Though he had a brief stint in politics when he was young, Chang Cheh never played politics in his films or in his personal life. He had the romanticism of an artist and the integrity of an intellectual; upright in character, he had his lines firmly drawn. Modest, open-minded and tolerant, he had not the aggression nor manipulation that makes a politician. Chang Cheh was a man of few words and a man of his word. He saved his eloquence for his films and his writings. The structural fluidity of his cinematic images and writings, besides being captivating, exhibits a depth that reveals his true self and character. His films—charaterised by the pursuit of lofty ideals but never at the expense of ordinary human emotions—extol the martial arts as well as the gallantry spirit. Grandeur in style and magnificent in presentation, his films leave the audience in cathartic exaltation.

Chang Cheh might not have a silvery tongue, but he sure had a keen eye, a big heart and embracing arms for talents. His long-time collaborators, including renowned screenwriters Ni Kuang, Chiu Kang-chien, martial arts directors Tong Kai and Lau Kar-leung, cinematographer Miyaki Yukio (aka Gong Muduo), and the rest of his crew were among the elites of the industry. They played a significant role in the success of Chang Cheh's films. From their works, we the apprentices learned the business of directing from Chang, the importance of screenwriting, and why a script is the soul of a film. By blending the spirit, beauty and artistry of wuxia (martial-chivalric) with powerful images, Tong Kai and Lau Kar-leung reinvented martial arts choreography to give perfect expression to Chang's romantic inclinations.
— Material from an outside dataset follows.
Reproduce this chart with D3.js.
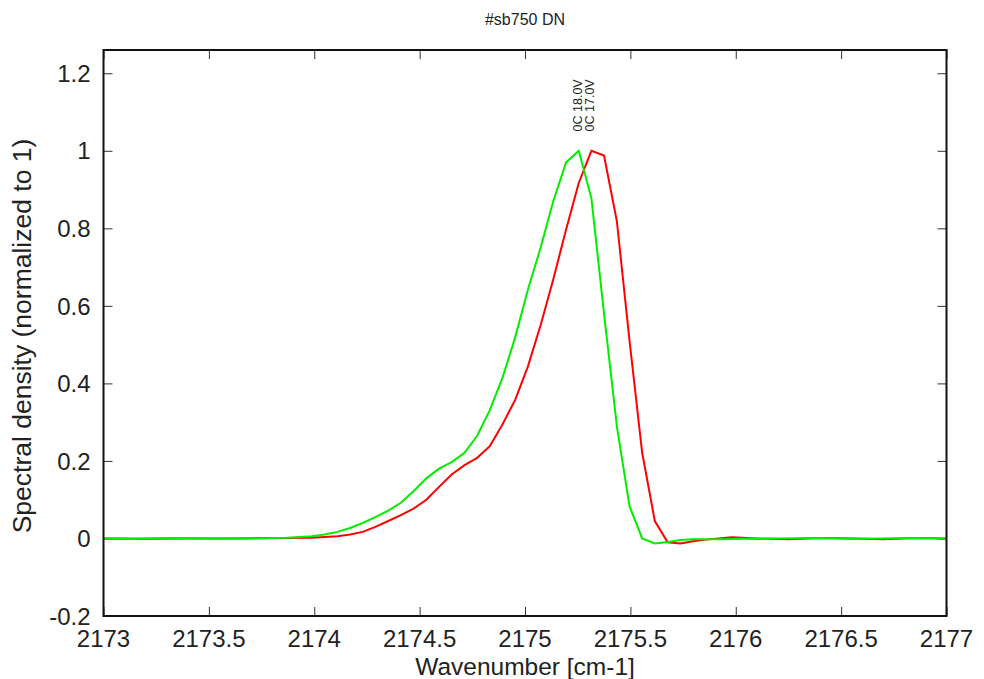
<!DOCTYPE html>
<html>
<head>
<meta charset="utf-8">
<script src="https://cdn.jsdelivr.net/npm/d3@7"></script>
<style>
  html, body { margin: 0; padding: 0; background: #fff; }
  svg { display: block; font-family: "Liberation Sans", Arial, sans-serif; }
</style>
</head>
<body>
<svg id="chart" width="984" height="679"></svg>
<script>
// ---- data ----
const title = "#sb750 DN";
const xLabel = "Wavenumber [cm-1]";
const yLabel = "Spectral density (normalized to 1)";
const xTicks = [2173, 2173.5, 2174, 2174.5, 2175, 2175.5, 2176, 2176.5, 2177];
const yTicks = [-0.2, 0, 0.2, 0.4, 0.6, 0.8, 1, 1.2];
const yTickLabels = ["-0.2", "0", "0.2", "0.4", "0.6", "0.8", "1", "1.2"];
const seriesNames = ["0C 18.0V", "0C 17.0V"];

const greenX = [2173.00, 2173.15, 2173.33, 2173.50, 2173.70, 2173.87, 2173.989, 2174.049, 2174.110, 2174.170,
  2174.230, 2174.290, 2174.351, 2174.411, 2174.471, 2174.532, 2174.592, 2174.652, 2174.713, 2174.773,
  2174.833, 2174.893, 2174.954, 2175.014, 2175.074, 2175.134, 2175.195, 2175.255, 2175.315, 2175.375,
  2175.436, 2175.496, 2175.556, 2175.616, 2175.677, 2175.737, 2175.797, 2175.90, 2176.05, 2176.20,
  2176.40, 2176.55, 2176.70, 2176.85, 2177.00];
const greenY = [0.000, -0.001, 0.001, 0.000, 0.000, 0.002, 0.006, 0.010, 0.017, 0.027,
  0.040, 0.055, 0.072, 0.092, 0.122, 0.155, 0.180, 0.197, 0.221, 0.265,
  0.331, 0.414, 0.520, 0.642, 0.750, 0.870, 0.970, 1.000, 0.878, 0.580,
  0.289, 0.083, 0.000, -0.013, -0.009, -0.004, -0.002, -0.002, -0.001, 0.000,
  0.001, -0.001, 0.000, 0.001, 0.000];

const redX = [2173.00, 2173.20, 2173.40, 2173.60, 2173.80, 2173.989, 2174.049, 2174.110, 2174.170, 2174.230,
  2174.290, 2174.351, 2174.411, 2174.471, 2174.532, 2174.592, 2174.652, 2174.713, 2174.773, 2174.833,
  2174.893, 2174.954, 2175.014, 2175.074, 2175.134, 2175.195, 2175.255, 2175.315, 2175.375, 2175.436,
  2175.496, 2175.556, 2175.616, 2175.677, 2175.737, 2175.797, 2175.86, 2175.98, 2176.10, 2176.25,
  2176.40, 2176.55, 2176.70, 2176.85, 2177.00];
const redY = [0.000, -0.001, 0.000, 0.000, 0.001, 0.002, 0.004, 0.006, 0.010, 0.017,
  0.030, 0.045, 0.060, 0.077, 0.100, 0.133, 0.165, 0.189, 0.208, 0.238,
  0.294, 0.358, 0.444, 0.550, 0.668, 0.797, 0.917, 1.000, 0.988, 0.818,
  0.510, 0.221, 0.045, -0.010, -0.013, -0.007, -0.003, 0.003, 0.000, -0.002,
  0.001, 0.000, -0.002, 0.001, 0.000];

// ---- layout ----
const svg = d3.select("#chart");
const L = 103.5, R = 946.5, T = 50, B = 616;
const x = d3.scaleLinear().domain([2173, 2177]).range([L, R]);
const y = d3.scaleLinear().domain([-0.2, 1.26]).range([B, T]);
const tickLen = 9;

svg.append("defs").append("clipPath").attr("id", "clip")
  .append("rect").attr("x", L).attr("y", T).attr("width", R - L).attr("height", B - T);

// axes (ticks inward)
const axB = svg.append("g").attr("transform", `translate(0,${B})`)
  .call(d3.axisTop(x).tickValues(xTicks).tickSize(tickLen).tickFormat(""));
const axT = svg.append("g").attr("transform", `translate(0,${T})`)
  .call(d3.axisBottom(x).tickValues(xTicks).tickSize(tickLen).tickFormat(""));
const axL = svg.append("g").attr("transform", `translate(${L},0)`)
  .call(d3.axisRight(y).tickValues(yTicks).tickSize(tickLen).tickFormat(""));
const axR = svg.append("g").attr("transform", `translate(${R},0)`)
  .call(d3.axisLeft(y).tickValues(yTicks).tickSize(tickLen).tickFormat(""));
[axB, axT, axL, axR].forEach(g => {
  g.select(".domain").remove();
  g.selectAll(".tick line").attr("stroke", "#333").attr("stroke-width", 1);
});

// tick labels
svg.append("g").selectAll("text").data(xTicks).join("text")
  .attr("x", d => x(d)).attr("y", B + 31)
  .attr("text-anchor", "middle").attr("font-size", 24).attr("fill", "#222")
  .text(d => d3.format("")(d));
svg.append("g").selectAll("text").data(yTicks).join("text")
  .attr("x", L - 13).attr("y", d => y(d)).attr("dy", "0.36em")
  .attr("text-anchor", "end").attr("font-size", 24).attr("fill", "#222")
  .text((d, i) => yTickLabels[i]);

// lines
const line = d3.line().x(d => x(d[0])).y(d => y(d[1]));
const plot = svg.append("g").attr("clip-path", "url(#clip)");
plot.append("path").datum(redX.map((v, i) => [v, redY[i]]))
  .attr("d", line).attr("fill", "none").attr("stroke", "#ff0000").attr("stroke-width", 2);
plot.append("path").datum(greenX.map((v, i) => [v, greenY[i]]))
  .attr("d", line).attr("fill", "none").attr("stroke", "#00ee00").attr("stroke-width", 2);

// frame
svg.append("rect").attr("x", L).attr("y", T).attr("width", R - L).attr("height", B - T)
  .attr("fill", "none").attr("stroke", "#111").attr("stroke-width", 2);

// peak labels
const peaks = [
  { name: seriesNames[0], xv: greenX[greenY.indexOf(d3.max(greenY))] },
  { name: seriesNames[1], xv: redX[redY.indexOf(d3.max(redY))] }
];
svg.append("g").selectAll("text").data(peaks).join("text")
  .attr("transform", d => `translate(${x(d.xv) + 3},${y(1.05)}) rotate(-90)`)
  .attr("font-size", 12.5).attr("fill", "#222").text(d => d.name);

// title and axis labels
svg.append("text").attr("x", (L + R) / 2).attr("y", 25).attr("text-anchor", "middle")
  .attr("font-size", 16).attr("fill", "#222").text(title);
svg.append("text").attr("x", (L + R) / 2).attr("y", 675).attr("text-anchor", "middle")
  .attr("font-size", 24.5).attr("fill", "#222").text(xLabel);
svg.append("text").attr("transform", `translate(31,${(T + B) / 2 + 3}) rotate(-90)`)
  .attr("text-anchor", "middle").attr("font-size", 26.5).attr("fill", "#222").text(yLabel);
</script>
</body>
</html>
Chang Cheh had the Mida's touch when it came to star making. He had great eyes in recognising actors' potential and his hunch never failed him. He had discovered and nurtured a galaxy of stars, and many became screen idols. He coached and nurtured his stars with enthusiasm, wisdom and mutual admiration. Based on their temperament, potential and personal appeal, he tailor-made each a screen persona that was unique in character. Jimmy Wang Yu, Lo Lieh, John (David) Chiang, Ti Lung, Wang Chung, Chan Koon-tai, Alexander Fu Sheng, Danny Lee, Kuo Chui and others were charismatic stars with a unique style. Chang Cheh was not just a star maker - he could draw the best from every actor. They saw in him their mentor.

In the early days, seniority meant much in the film industry and young newcomers were often given the short shrift. Chang Cheh alone would give upstarts a chance. He highly esteemed the young; he could feel their vibrancy and creativity. The heroes in his films are invariably young men with their attendant romanticism, but they also demonstrate graceful knight-errantry, putting righteousness and chivalry first. They seek assurance from standing up to challenges. Before working for Chang, I was a shy, reserved young man. Lacking self-confidence, I dared not voice my ideas and opinions. After watching his series of films like One-armed Swordsman (1967), The Golden Swallow (1968), The Wandering Swordsman (1970) and Vengeance! (1970), I gained the feeling that I too could possess the kind of youthful romanticism in those heroes. During the times when I felt lost, uncertain of my abilities and my future, he encouraged me to focus on directing, which, at that time, was an impossible dream for a newcomer. We never talked much, but knowing my potentials, he found my bearings for me and helped me bolster my self-confidence and self-esteem. Looking back, Chang Cheh not only taught me how to direct, but also the way of life. I am always grateful.

Chang Cheh's films are youthful in spirit. He believed in himself and persisted with his dreams, and his creative mind remained young despite the advancing age. His thinking was as lucid as ever, and he never ceased writing or giving newcomers a helping hand. In fact, he always cared about the actors and film workers whom he had nurtured and loved as his own sons. His unreserved love and care was awe-inspiring. Chang Cheh was always a pioneer. From the early 1960s to the late 1980s, he brought breakthrough after breakthrough to the cinema, revamping tired and worn clichés with modern perspectives and cinematic techniques. He invented the yanggang (staunch masculinity) wuxia genre, and his series of romantic wuxia classics not only started a trend but also ushered in the 'new school wuxia movement'. The unique cinematographic style, free flowing and kinetic martial arts choreography of his films influenced local and overseas cinemas alike, putting Hong Kong cinema on the map. Local productions were from then on seen in a new light and with new respect. We will always be thrilled by his works and proud of his achievement.

Chang Cheh's contribution to Hong Kong and Chinese cinema has long been assured, and the influence of his works is still felt. We admire him for his cinematic style and integrity, and we are grateful for his legacies which have now become part of our cherished memory and have never failed to inspire us. He is, by any definition, a master of our time.